What does the study of the humanities have to do with the stage?
For Lydia Kapp, graduate of Ralston College’s inaugural MA class of 2023, the answer is everything. A playwright, screenwriter, and actress, Lydia has long believed that storytelling is the craft of human consciousness. Her time at Ralston gave her the chance to exercise this conviction — through reading, writing, language immersion, and even acting itself.
During her MA year, Lydia performed two lead roles in Ralston’s production of The Bacchae, translated and directed by her fellow student Emily Wendt. Lydia had to embody the extremes of tragic hubris and disorder, first as the arrogant king Pentheus who scoffs at Dionysus, and later as Pentheus’s mother Agave who, rapt with Dionysian madness, tears her own son to shreds. Reflecting on the production Lydia wrote “Theatre has taught me many things, one of which is this: whatever the evil, it’s also in me.” Lydia and her cast mates, as embodied mirrors of both society and the self, proved that ancient drama still speaks with startling immediacy.
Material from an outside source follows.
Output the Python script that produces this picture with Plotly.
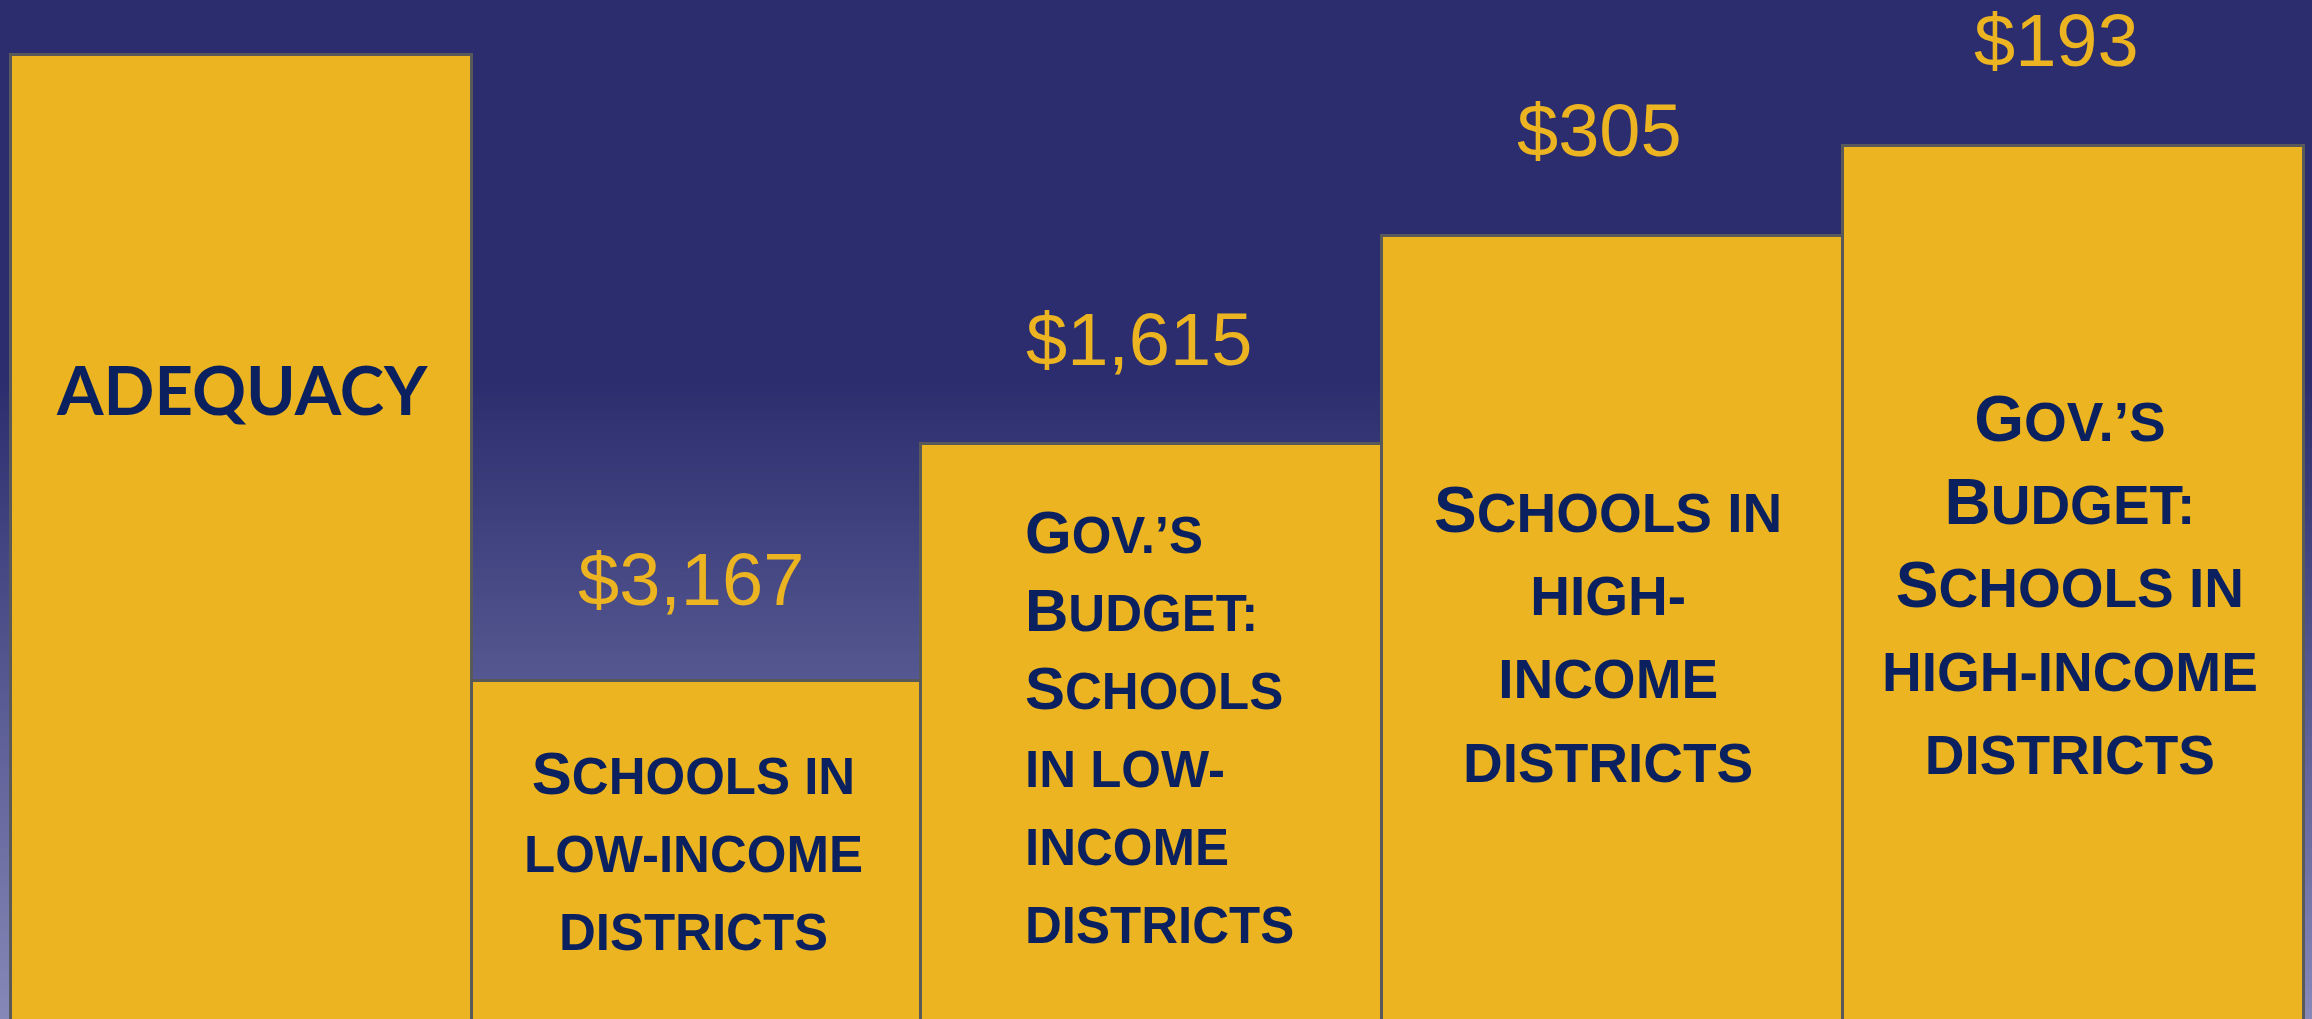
import plotly.graph_objects as go

# ---------------- data ----------------
categories = [
    "Adequacy",
    "Schools in low-income districts",
    "Gov.’s Budget: Schools in low-income districts",
    "Schools in high-income districts",
    "Gov.’s Budget: Schools in high-income districts",
]
# bar heights as drawn (illustrative, not to scale)
bar_heights = [967, 341, 578, 786, 876]
# gap to adequacy (per student)
gap_labels = ["", "$3,167", "$1,615", "$305", "$193"]
# label lines (small caps rendering: capitals big, lowercase as small capitals)
label_lines = [
    ["ADEQUACY"],
    ["Schools in", "low-income", "districts"],
    ["Gov.’s", "Budget:", "Schools", "in low-", "income", "districts"],
    ["Schools in", "high-", "income", "districts"],
    ["Gov.’s", "Budget:", "Schools in", "high-income", "districts"],
]

# ---------------- style ----------------
W, H = 2312, 1019
BAR_FILL = "#EBB420"
BAR_LINE = "#595959"
NAVY = "#0A205F"
GOLD = "#EBB420"
FONT = "Liberation Sans"
label_fonts = ["Lato", FONT, FONT, FONT, FONT]
big_sizes = [67, 60, 60, 64, 64]
small_sizes = [67, 51, 51, 55, 55]
label_align = ["center", "center", "left", "center", "center"]
label_xanchor = ["center", "center", "left", "center", "center"]
label_xshift = [0, -3, -129, -5, -4]
label_yshift = [148, 0, 5, -6, -2]
gap_xshift = [0, -6, -13, -13, -17]
gap_yshift = [0, 58, 61, 62, 62]
bar_widths = [1.0, 0.976, 1.0, 1.0, 1.0]
bar_offsets = [-0.5, -0.5, -0.526, -0.526, -0.526]
UNIT = 461.0
LEFT_PX = 11


def small_caps(line, small):
    out = []
    buf = ""
    for ch in line:
        if ch.isupper():
            if buf:
                out.append(f'<span style="font-size:{small}px">{buf.upper()}</span>')
                buf = ""
            out.append(ch)
        else:
            buf += ch
    if buf:
        out.append(f'<span style="font-size:{small}px">{buf.upper()}</span>')
    return "".join(out)


fig = go.Figure()
fig.add_trace(go.Bar(
    x=categories, y=bar_heights,
    marker=dict(color=BAR_FILL, line=dict(color=BAR_LINE, width=3)),
    width=bar_widths, offset=bar_offsets, hoverinfo="skip", showlegend=False,
))

# background gradient stripes
top_rgb = (43, 45, 110)
bot_rgb = (134, 136, 184)
g_start = 380
step = 4
shapes = []
y = g_start
while y < H:
    f = (y + step / 2 - g_start) / (H - g_start)
    c = tuple(round(top_rgb[k] + (bot_rgb[k] - top_rgb[k]) * f) for k in range(3))
    shapes.append(dict(type="rect", xref="paper", yref="paper", x0=0, x1=1,
                       y0=1 - (y + step) / H, y1=1 - y / H + 0.0005,
                       fillcolor=f"rgb{c}", line=dict(width=0), layer="below"))
    y += step

annotations = []
y_bottom = 3
for i, cat in enumerate(categories):
    xs = (bar_offsets[i] + bar_widths[i] / 2) * UNIT
    lines = label_lines[i]
    text = "<br>".join(small_caps(l, small_sizes[i]) for l in lines)
    annotations.append(dict(
        x=cat, y=(bar_heights[i] + y_bottom) / 2, xref="x", yref="y",
        text=text, showarrow=False, xanchor=label_xanchor[i], yanchor="middle",
        align=label_align[i], yshift=label_yshift[i], xshift=xs + label_xshift[i],
        font=dict(family=label_fonts[i], size=big_sizes[i], color=NAVY, weight="bold"),
    ))
    if gap_labels[i]:
        annotations.append(dict(
            x=cat, y=bar_heights[i], xref="x", yref="y",
            text=gap_labels[i], showarrow=False, xanchor="center", yanchor="bottom",
            yshift=gap_yshift[i], xshift=xs + gap_xshift[i],
            font=dict(family=FONT, size=74, color=GOLD),
        ))

fig.update_layout(
    width=W, height=H, autosize=False,
    margin=dict(l=0, r=0, t=0, b=0, pad=0),
    paper_bgcolor="rgb(43,45,110)", plot_bgcolor="rgba(0,0,0,0)",
    bargap=0, showlegend=False,
    font=dict(family=FONT),
    xaxis=dict(visible=False, range=[-0.5 - LEFT_PX / UNIT, -0.5 + (W - LEFT_PX) / UNIT]),
    yaxis=dict(visible=False, range=[y_bottom, H + y_bottom]),
    shapes=shapes, annotations=annotations,
)

fig.write_html("out.html", config={"displayModeBar": False},
               post_script="document.body.style.margin='0';document.body.style.overflow='hidden';")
After graduating with her Masters in Humanities, Lydia applied to serve as a Greek tutor. In the years since, she’s come alongside students journeying into both the language and the personal transformation it unearths. In her own words: “Learning Greek doesn’t just give you a direct line to the ancients; it reveals the deepest layers of your perception, and, if you’re game, what lies behind it.”
Prior to Ralston, Lydia’s path was already richly layered. She holds a BFA in Theatre and a BA in Spanish from Southern Methodist University, studied at the Moscow Art Theater, trained in improv at Upright Citizens Brigade Los Angeles, and works actively as a playwright and screenwriter. Most recently, her immersive play The Incomplete Collection ran for six weeks in New York City with Linked Dance Theatre. Her essay on the intersection of acting and Austrian Economics was published by the Foundation for Economic Education, and for the last two years, Lydia has offered acting workshops to Ralston students as a way of fusing mind and body in the spirit of play.
Whether she’s writing, on stage, in the classroom, or on a hike through the Peloponnese with bright young minds, Lydia invites others into the richness of the human story. For her, the humanities are not a collection of relics to be admired, but an inheritance to be lived.
Lydia has now also taken on the role of Advancement Associate at Ralston College.